A sociologist explores the many ways that digital natives' interaction with technology has changed their relationship with people, places, jobs, and other stabilizing structures and created a new way of life that is at odds with the American Dream of past generations.
"Digital natives" are hacking the American Dream. Young people brought up with the Internet, smartphones, and social media are quickly rendering old habits and norms a distant memory, creating the greatest generation gap in history. In this eye-opening book, digital sociologist Julie M. Albright looks at our device-obsessed society, and the many ways in which the post World War II American Dream is waning for the Millennial generation.
Albright notes that in the former age of traditional media (dominated by three major TV networks and the national print media), values were more harmonized and time, synchronized. Today, with a deluge of information available 24 / 7, we are experiencing a sort of digital tribalism, with people coalescing inside of increasingly fragmented informational echo chambers. Digital media allows bad actors to enlarge the rifts between these siloed tribes in divide-and-conquer fashion, frothing up fears by propagating fake news and fake people online.

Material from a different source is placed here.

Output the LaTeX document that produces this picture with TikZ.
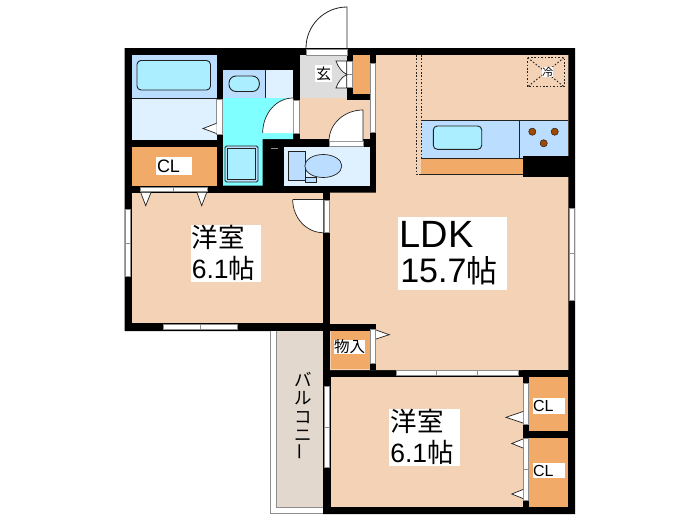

What are other effects of hyper-connectivity coupled with disconnection from stabilizing social structures? Albright sees both positives and negatives. On the one hand, mobile connectivity has given "digital nomads" the unprecedented opportunity to work or live anywhere. On the other hand, new threats are emerging, including cyberbullying and the ability to radicalize marginalized youth, decreased physical exercise, increased isolation, anxiety and loneliness, ephemeral relationships, fragmented attention spans, lack of participation in community activities and the political process, and detachment from the calm of nature or the refuge of religion.
In this time of rapid, global, technologically driven change, this book offers fresh insights into the effects of always-on devices on the family, community, business, and society at large.